WASHINGTON -- A Martin Marietta-Lockheed Group won't cut its $385 million offer for units of the LTV Corp. if Congress bars their sale to a team led by a French company for $450 million, Martin Marietta's chairman and CEO, Norman Augustine, said yesterday.
Rumors have arisen that Martin Marietta-Lockheed would slash its price to $250 million if Congress blocked the sale of the defense company units to Thomson-CSF Inc., the head of the Bethesda-based company told the House Armed Services Committee.
Thomson CSF is a U.S. subsidiary of Thomson SFA, a company owned primarily by the French government.
The Martin Marietta-Lockheed group was sincere in offering $385 million, Mr.
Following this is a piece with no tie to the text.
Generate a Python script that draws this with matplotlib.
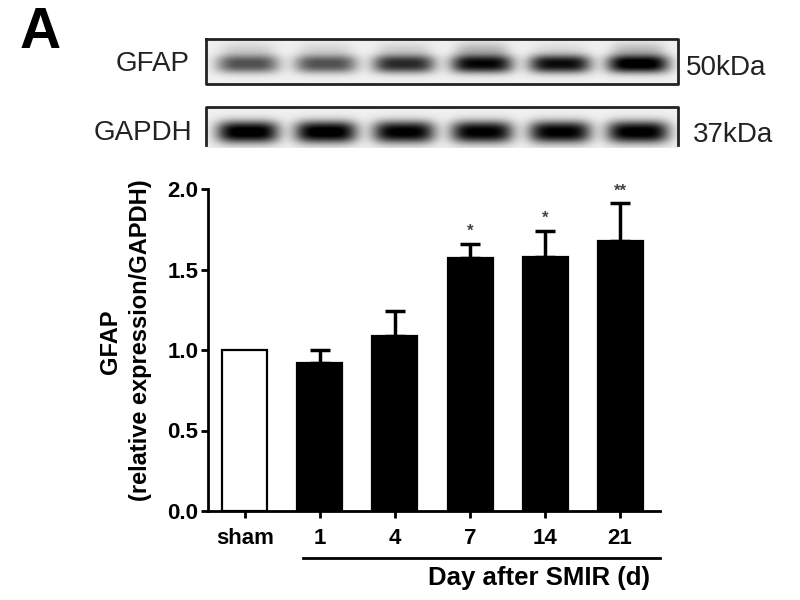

Augustine said. "We continue to believe that would be a very fair price," he said. "We would be very happy to close on that contract with very few changes."
Leaders of Thomson and the Carlyle Group, partners in the winning bid for LTV's missile and aircraft units, assured the committee that the French company wouldn't install officers in LTV if Congress let the sale go through.
James Bell, Thomson-CSF's chairman and president, has said the French government would accept the word of the mostly American board of directors of the two units if they said they needed new investments or programs.
Such promises aren't believable, Mr. Augustine said. It is inconceivable that employees of the French company and the missile contractor wouldn't have close links, he said.
"Technology is not transferred by boards of directors," he said. "Technology is transferred by engineers talking to engineers."
It is unlikely that the French company could provide a large infusion of technology to the U.S. defense units, as promised, without some technology flowing in the other direction, Mr. Augustine said.